The Yankees remained high on him however, moving him up to Greensboro in the South Atlantic League for 1993. He did much better, hitting .295/.370/.394....he hit just 5 homers, but contributed 14 doubles, 11 triples, and 18 steals, with 56 walks against 95 strikeouts in 515 at-bats. He ranked 11th in the league in hitting, and impressed scouts and managers enough to be named the Number Two prospect in the Sally Circuit by BA.
He made 56 errors, but scouts thought that his reliability would improve with experience.
Jeter began 1994 with Class A Tampa, hitting .329/.380/.428 in 69 games. This earned him a promotion to Double-A, where he hit .377 in 34 games. He followed that up by hitting .349 in 35 games in Triple-A. Although he hit just five homers all season, he hit 27 doubles and 11 triples. He also made 25 errors, cutting his '93 rate in half. His plate discipline was excellent. Eddie Epstein gave him a Grade A in the 1995 Minor League Scouting Notebook, and rated him the Number Two prospect in baseball behind A-Rod.
Jeter spent almost all of 1995 in Triple-A, hitting .317/.394/.422 in 123 games. He hit just two homers, but 27 doubles and nine triples with 20 steals was good, and his MLE showed him as a .295 hitter at the major league level, excellent considering his age. I gave him a Grade A in the '96 book and rated him as the Number Four prospect in baseball, behind Johnny Damon, Paul Wilson, and Andruw Jones.

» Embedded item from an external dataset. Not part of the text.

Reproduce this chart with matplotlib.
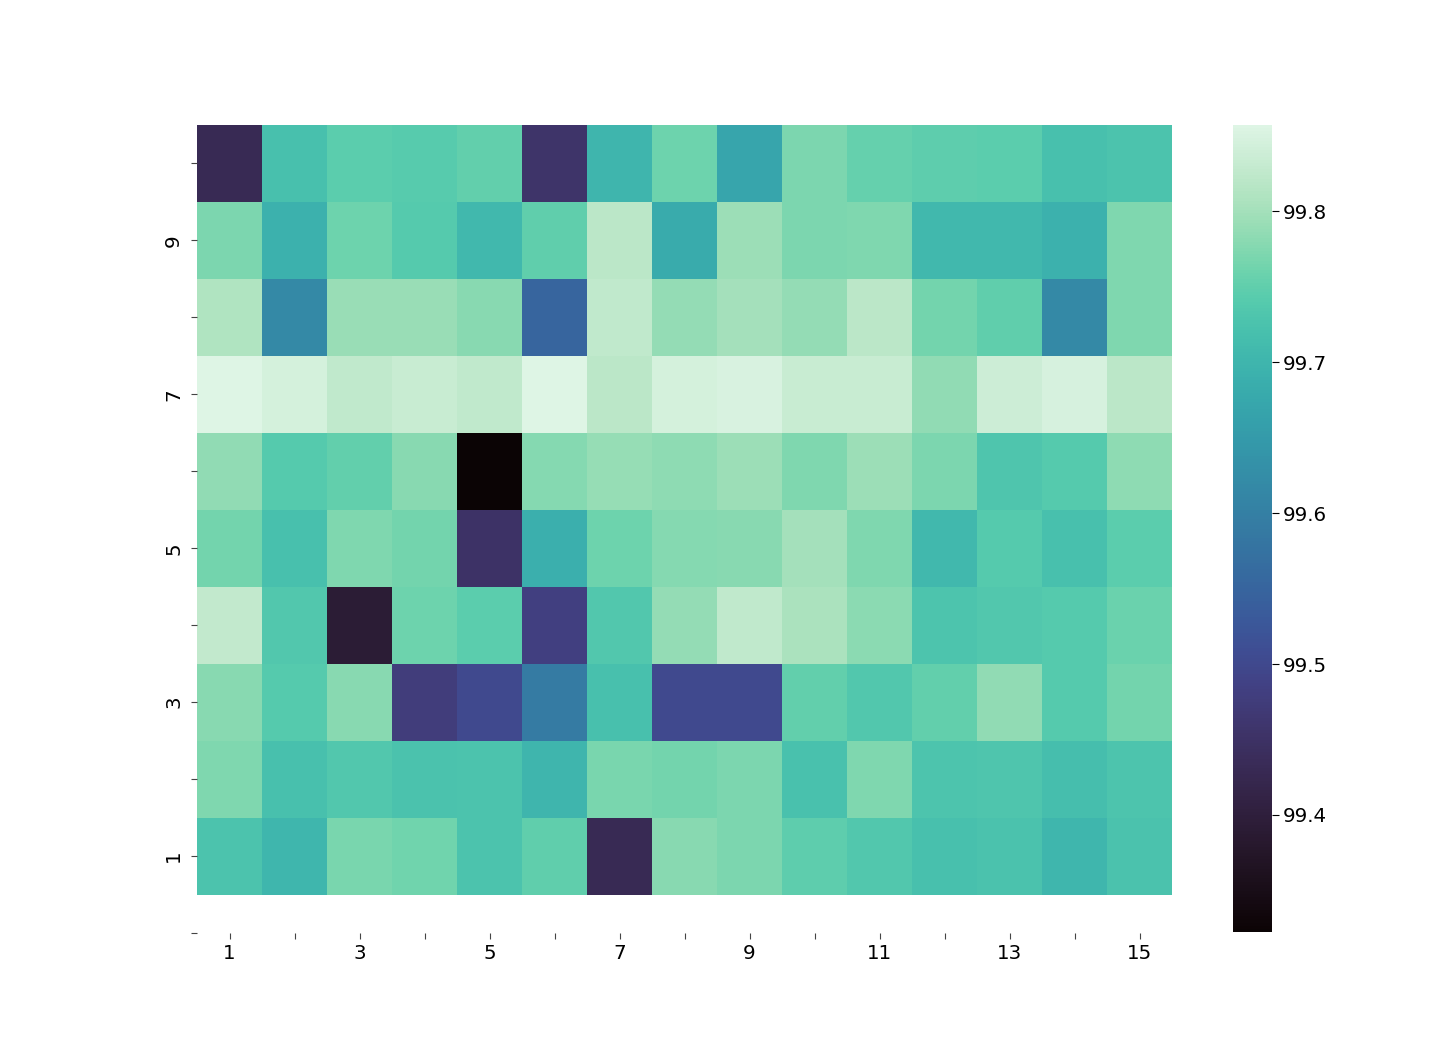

Jeter hit .314/.370/.430 with the Yankees in 1996, including 10 homers. He got progressively better as a hitter, developing substantial power to go with his speed and on-base abilities. His batting average and OBP development was exactly what you'd expect given his minor league record and age-relative-to-league factors. He developed a bit more home run power than you might expect, granted that the offensive context of the late 90s and early `00s helped in that department.